Video Encode and Decode
Like NVIDIA’s Turing encoder, the Navi GPUs also feature a specialized engine for video encoding and decoding.
In Navi 10 (RX 5600 & 5700), unlike Vega, the video engine supports VP9 decoding. H.264 streams can be decoded at 600 frames/sec for 1080p and 4K at 150 fps. It can simultaneously encode at about half the speed: 1080p at 360 fps and 4K at 90 fps. 8K decode is available at 24 fps for both HVEC and VP9.
7nm Process and GDDR6 Memory Standard
While the 7nm node and GDDR6 memory are often advertised as part of the new architecture, these are third-party technologies and aren’t exactly part of the RDNA micro-architecture. The GPUs are, however, optimized to take maximum advantage of these technologies.
TSMC’s 7nm node does, however, improve the performance per watt significantly over the older 14nm process powering the older GCN designs, namely Polaris and Vega. It increases the performance per area by 2.3x and the performance per watt metric is boosted by 1.5x.
To maximize the bandwidth, data compression has been aggressively added wherever possible. While GCN and Navi did only compressed reads and writes in the RBs, Navi expands the latter to the CUs, in addition, to implementing it in the present queue as well.
Now, there’s a compressor module between the WGP (CUs) and the L2 cache, in addition to the RBs. Vega was lacking the former, and data compression was limited to reads from the L2.

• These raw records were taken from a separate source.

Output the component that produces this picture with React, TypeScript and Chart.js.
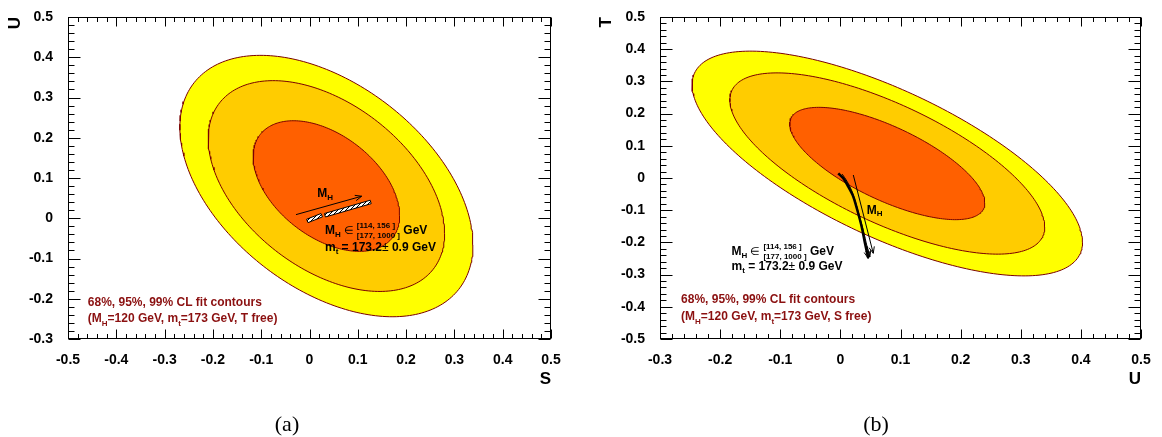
import React, { useEffect, useRef } from 'react';
import { Chart, registerables } from 'chart.js';

Chart.register(...registerables);

// Confidence levels of the fit contours (Δχ² for two parameters) and their fills
const clLabels = ['68%', '95%', '99%'];
const deltaChi2 = [2.3, 5.99, 9.21];
const clFill = ['#ff6000', '#ffcc00', '#ffff00'];
const clEdge = '#7a0000';

// S–U fit with T free: best-fit point, uncertainties, correlation
const suCentre = [0.035, 0.08];
const suSigma = [0.1, 0.107];
const suCorr = -0.45;

// U–T fit with S free
const utCentre = [0.078, 0.045];
const utSigma = [0.107, 0.115];
const utCorr = -0.7;

// Axis ranges
const sRange = [-0.5, 0.5];
const uRangeA = [-0.3, 0.5];
const uRangeB = [-0.3, 0.5];
const tRange = [-0.5, 0.5];
const tickStep = 0.1;

// SM prediction (M_H ∈ [114,156] ∪ [177,1000] GeV, m_t = 173.2 ± 0.9 GeV), S–U plane
const suBandLight = [[-0.006, -0.0025], [0.0239, 0.0117], [0.0267, 0.0033], [-0.0032, -0.0109]];
const suBandHeavy = [[0.031, 0.0118], [0.1257, 0.0448], [0.1277, 0.0362], [0.033, 0.0032]];
const suArrow = [[-0.028, 0.009], [0.108, 0.0547]];

// SM prediction, U–T plane
const utBandEdge = [[-0.0035, 0.0146], [0.0048, -0.0009], [0.0131, -0.027], [0.0215, -0.058], [0.0281, -0.0994], [0.0354, -0.1513], [0.0409, -0.2029], [0.0464, -0.2494]];
const utBandInner = [[0.003, 0.012], [0.011, -0.01], [0.019, -0.04], [0.026, -0.08], [0.032, -0.12], [0.0385, -0.165], [0.044, -0.21], [0.049, -0.245]];
const utArrow = [[0.0215, 0.0093], [0.0547, -0.2338]];

const SANS = '"Liberation Sans", Arial, Helvetica, sans-serif';
const NOTE_RED = '#8b1010';

type Run = { t?: string; stack?: string[]; size: number; dy?: number; normal?: boolean };
type Note = { at: number[]; runs: Run[]; color: string };

const mhRange: Run[] = [
  { t: 'M', size: 12 }, { t: 'H', size: 8, dy: 4 }, { t: ' ∈ ', size: 11, normal: true },
  { stack: ['[114, 156 ]', '[177, 1000 ]'], size: 8 }, { t: ' GeV', size: 12 },
];
const mtValue: Run[] = [
  { t: 'm', size: 12 }, { t: 't', size: 8, dy: 4 }, { t: ' = 173.2', size: 12 },
  { t: '±', size: 12, normal: true }, { t: ' 0.9 GeV', size: 12 },
];
const mhLabel: Run[] = [{ t: 'M', size: 12 }, { t: 'H', size: 8, dy: 4 }];
const clTitle: Run[] = [{ t: `${clLabels.join(', ')} CL fit contours`, size: 12 }];
const fixedInputs = (free: string): Run[] => [
  { t: '(M', size: 12 }, { t: 'H', size: 8, dy: 5 }, { t: '=120 GeV, m', size: 12 },
  { t: 't', size: 8, dy: 5 }, { t: `=173 GeV, ${free} free)`, size: 12 },
];

function contour(centre: number[], sigma: number[], rho: number, chi2: number) {
  const k = Math.sqrt(chi2);
  const pts: { x: number; y: number }[] = [];
  for (let i = 0; i <= 240; i++) {
    const a = (i / 240) * 2 * Math.PI;
    const u = Math.cos(a);
    const v = Math.sin(a);
    pts.push({
      x: centre[0] + k * sigma[0] * u,
      y: centre[1] + k * sigma[1] * (rho * u + Math.sqrt(1 - rho * rho) * v),
    });
  }
  return pts;
}

const toXY = (arr: number[][], close = false) => {
  const pts = arr.map(([x, y]) => ({ x, y }));
  if (close) pts.push({ ...pts[0] });
  return pts;
};

function contourSets(centre: number[], sigma: number[], rho: number) {
  return deltaChi2.map((c, i) => ({
    data: contour(centre, sigma, rho, c),
    backgroundColor: clFill[i],
    borderColor: clEdge,
    borderWidth: 1,
    fill: 'shape',
    pointRadius: 0,
    tension: 0,
    order: 10 + i,
  }));
}

function drawRuns(ctx: CanvasRenderingContext2D, x: number, y: number, runs: Run[], color: string) {
  let cx = x;
  ctx.fillStyle = color;
  ctx.textAlign = 'left';
  ctx.textBaseline = 'middle';
  for (const r of runs) {
    ctx.font = `${r.normal ? '' : 'bold '}${r.size}px ${SANS}`;
    if (r.stack) {
      ctx.fillText(r.stack[0], cx, y - 5);
      ctx.fillText(r.stack[1], cx, y + 5);
      cx += Math.max(ctx.measureText(r.stack[0]).width, ctx.measureText(r.stack[1]).width);
    } else if (r.t) {
      ctx.fillText(r.t, cx, y + (r.dy || 0));
      cx += ctx.measureText(r.t).width;
    }
  }
}

function makeDecor(arrows: number[][][], notes: Note[]) {
  return {
    id: 'decor',
    afterDatasetsDraw(chart: any) {
      const { ctx, chartArea: a } = chart;
      const xs = chart.scales.x;
      const ys = chart.scales.y;
      const L = Math.round(a.left) + 0.5;
      const R = Math.round(a.right) - 0.5;
      const T = Math.round(a.top) + 0.5;
      const B = Math.round(a.bottom) - 0.5;
      ctx.save();
      ctx.strokeStyle = '#000';
      ctx.lineWidth = 1;
      ctx.strokeRect(L, T, R - L, B - T);

      const ticksOf = (scale: any) => {
        const major: number[] = scale.ticks.map((t: any) => t.value);
        const minor: number[] = [];
        for (let i = 0; i + 1 < major.length; i++) {
          for (let k = 1; k < 5; k++) minor.push(major[i] + ((major[i + 1] - major[i]) * k) / 5);
        }
        return { major, minor };
      };
      ctx.beginPath();
      const xt = ticksOf(xs);
      const drawX = (vals: number[], len: number) => {
        for (const v of vals) {
          const px = Math.round(xs.getPixelForValue(v)) + 0.5;
          ctx.moveTo(px, B); ctx.lineTo(px, B - len);
          ctx.moveTo(px, T); ctx.lineTo(px, T + len);
        }
      };
      drawX(xt.major, 9);
      drawX(xt.minor, 4.5);
      const yt = ticksOf(ys);
      const drawY = (vals: number[], len: number) => {
        for (const v of vals) {
          const py = Math.round(ys.getPixelForValue(v)) + 0.5;
          ctx.moveTo(L, py); ctx.lineTo(L + len, py);
          ctx.moveTo(R, py); ctx.lineTo(R - len, py);
        }
      };
      drawY(yt.major, 12);
      drawY(yt.minor, 6);
      ctx.stroke();

      // arrows: shaft along the listed points, open head at the last one
      for (const path of arrows) {
        const pts = path.map(([x, y]) => [xs.getPixelForValue(x), ys.getPixelForValue(y)]);
        ctx.beginPath();
        ctx.moveTo(pts[0][0], pts[0][1]);
        for (let i = 1; i < pts.length; i++) ctx.lineTo(pts[i][0], pts[i][1]);
        const [x1, y1] = pts[pts.length - 1];
        const [x0, y0] = pts[pts.length - 2];
        const d = Math.hypot(x1 - x0, y1 - y0) || 1;
        const ux = (x1 - x0) / d;
        const uy = (y1 - y0) / d;
        const hl = 7;
        const ang = 0.4;
        for (const s of [-1, 1]) {
          const c = Math.cos(s * ang);
          const sn = Math.sin(s * ang);
          const rx = ux * c - uy * sn;
          const ry = ux * sn + uy * c;
          ctx.moveTo(x1, y1);
          ctx.lineTo(x1 - hl * rx, y1 - hl * ry);
        }
        ctx.stroke();
      }

      for (const n of notes) {
        drawRuns(ctx, xs.getPixelForValue(n.at[0]), ys.getPixelForValue(n.at[1]), n.runs, n.color);
      }
      ctx.restore();
    },
  };
}

const fmt = (v: any) => (Math.abs(Number(v)) < 1e-9 ? '0' : Number(v).toFixed(1));

function panelOptions(xr: number[], yr: number[], xTitle: string, yTitle: string, yWidth: number, padRight: number, yTitlePad: number) {
  const tickFont = { family: SANS, size: 14, weight: 'bold' as const };
  const titleFont = { family: SANS, size: 17, weight: 'bold' as const };
  return {
    responsive: false,
    animation: false as const,
    events: [],
    layout: { padding: { left: 0, top: 17, right: padRight, bottom: 0 } },
    plugins: { legend: { display: false }, tooltip: { enabled: false } },
    scales: {
      x: {
        type: 'linear' as const,
        min: xr[0],
        max: xr[1],
        grid: { display: false },
        border: { display: false },
        ticks: { stepSize: tickStep, padding: 5, color: '#000', font: tickFont, callback: fmt, autoSkip: false, maxRotation: 0 },
        title: { display: true, text: xTitle, align: 'end' as const, color: '#000', font: titleFont, padding: { top: 0, bottom: 47 } },
        afterFit: (s: any) => { s.height = 98; },
      },
      y: {
        type: 'linear' as const,
        min: yr[0],
        max: yr[1],
        grid: { display: false },
        border: { display: false },
        ticks: { stepSize: tickStep, padding: 7, color: '#000', font: tickFont, callback: fmt, autoSkip: false },
        title: { display: true, text: yTitle, align: 'end' as const, color: '#000', font: titleFont, padding: { top: yTitlePad, bottom: 0 } },
        afterFit: (s: any) => { s.width = yWidth; },
      },
    },
  };
}

export default function App() {
  const refA = useRef<HTMLCanvasElement | null>(null);
  const refB = useRef<HTMLCanvasElement | null>(null);

  useEffect(() => {
    const pc = document.createElement('canvas');
    pc.width = 4;
    pc.height = 4;
    const p = pc.getContext('2d')!;
    p.fillStyle = '#fff';
    p.fillRect(0, 0, 4, 4);
    p.strokeStyle = '#000';
    p.lineWidth = 1;
    p.beginPath();
    p.moveTo(0, 4);
    p.lineTo(4, 0);
    p.stroke();
    const hatch = p.createPattern(pc, 'repeat');

    const bandSet = (arr: number[][]) => ({
      data: toXY(arr, true),
      backgroundColor: hatch,
      borderColor: '#000',
      borderWidth: 1,
      fill: 'shape',
      pointRadius: 0,
      tension: 0,
      order: 1,
    });
    const curveSet = (arr: number[][], width: number) => ({
      data: toXY(arr),
      borderColor: '#000',
      borderWidth: width,
      fill: false,
      pointRadius: 0,
      tension: 0.3,
      order: 1,
    });

    const chartA = new Chart(refA.current!, {
      type: 'line',
      data: { datasets: [...contourSets(suCentre, suSigma, suCorr), bandSet(suBandLight), bandSet(suBandHeavy)] as any },
      options: panelOptions(sRange, uRangeA, 'S', 'U', 68, 30, 5) as any,
      plugins: [
        makeDecor([suArrow], [
          { at: [0.016, 0.06], runs: mhLabel, color: '#000' },
          { at: [0.032, -0.032], runs: mhRange, color: '#000' },
          { at: [0.032, -0.073], runs: mtValue, color: '#000' },
          { at: [-0.459, -0.2097], runs: clTitle, color: NOTE_RED },
          { at: [-0.459, -0.2496], runs: fixedInputs('T'), color: NOTE_RED },
        ]),
      ],
    });

    const chartB = new Chart(refB.current!, {
      type: 'line',
      data: { datasets: [...contourSets(utCentre, utSigma, utCorr), curveSet(utBandEdge, 2.5), curveSet(utBandInner, 1)] as any },
      options: panelOptions(uRangeB, tRange, 'U', 'T', 79, 21, 15) as any,
      plugins: [
        makeDecor([utArrow, utBandEdge.slice(-2), utBandInner.slice(-2)], [
          { at: [0.044, -0.1], runs: mhLabel, color: '#000' },
          { at: [-0.181, -0.229], runs: mhRange, color: '#000' },
          { at: [-0.181, -0.2755], runs: mtValue, color: '#000' },
          { at: [-0.265, -0.379], runs: clTitle, color: NOTE_RED },
          { at: [-0.265, -0.4307], runs: fixedInputs('S'), color: NOTE_RED },
        ]),
      ],
    });

    return () => {
      chartA.destroy();
      chartB.destroy();
    };
  }, []);

  const caption: React.CSSProperties = {
    position: 'absolute',
    top: 424,
    transform: 'translate(-50%, -50%)',
    fontFamily: '"Liberation Serif", "DejaVu Serif", serif',
    fontSize: 22,
    color: '#000',
    whiteSpace: 'nowrap',
  };

  return (
    <div style={{ position: 'absolute', left: 0, top: 0, width: 1162, height: 437, background: '#fff', overflow: 'hidden' }}>
      <canvas ref={refA} width={581} height={437} style={{ position: 'absolute', left: 0, top: 0 }} />
      <canvas ref={refB} width={581} height={437} style={{ position: 'absolute', left: 581, top: 0 }} />
      <div style={{ ...caption, left: 287 }}>(a)</div>
      <div style={{ ...caption, left: 876 }}>(b)</div>
    </div>
  );
}
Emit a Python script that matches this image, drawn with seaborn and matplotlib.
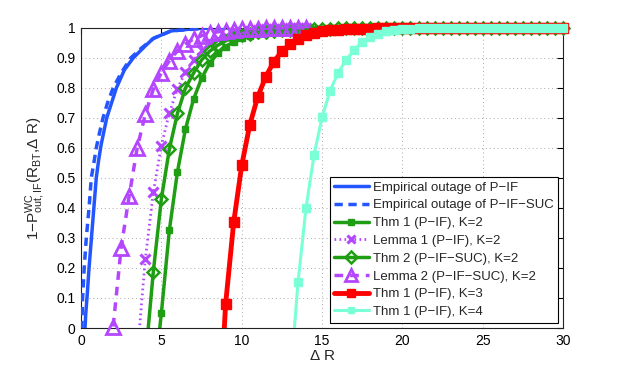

As you can see, while RDNA and Navi don’t exactly reinvent the Radeon design, they mainly just refine it. The pipeline bottlenecks have been removed, latency has been decreased and every SIMD is now wider and faster. There are more Render Backends per Shader Engine, with three levels of unified cache, a major step up from the preceding Vega GPUs. It’ll be interesting to see how different RDNA 2 will be from the existing Navi GPUs. To be honest, I don’t think there will be any radical changes. There might be some dedicated cores for ray-tracing acceleration or upscaling and that’s about it. What AMD needs to work on is their software and drivers.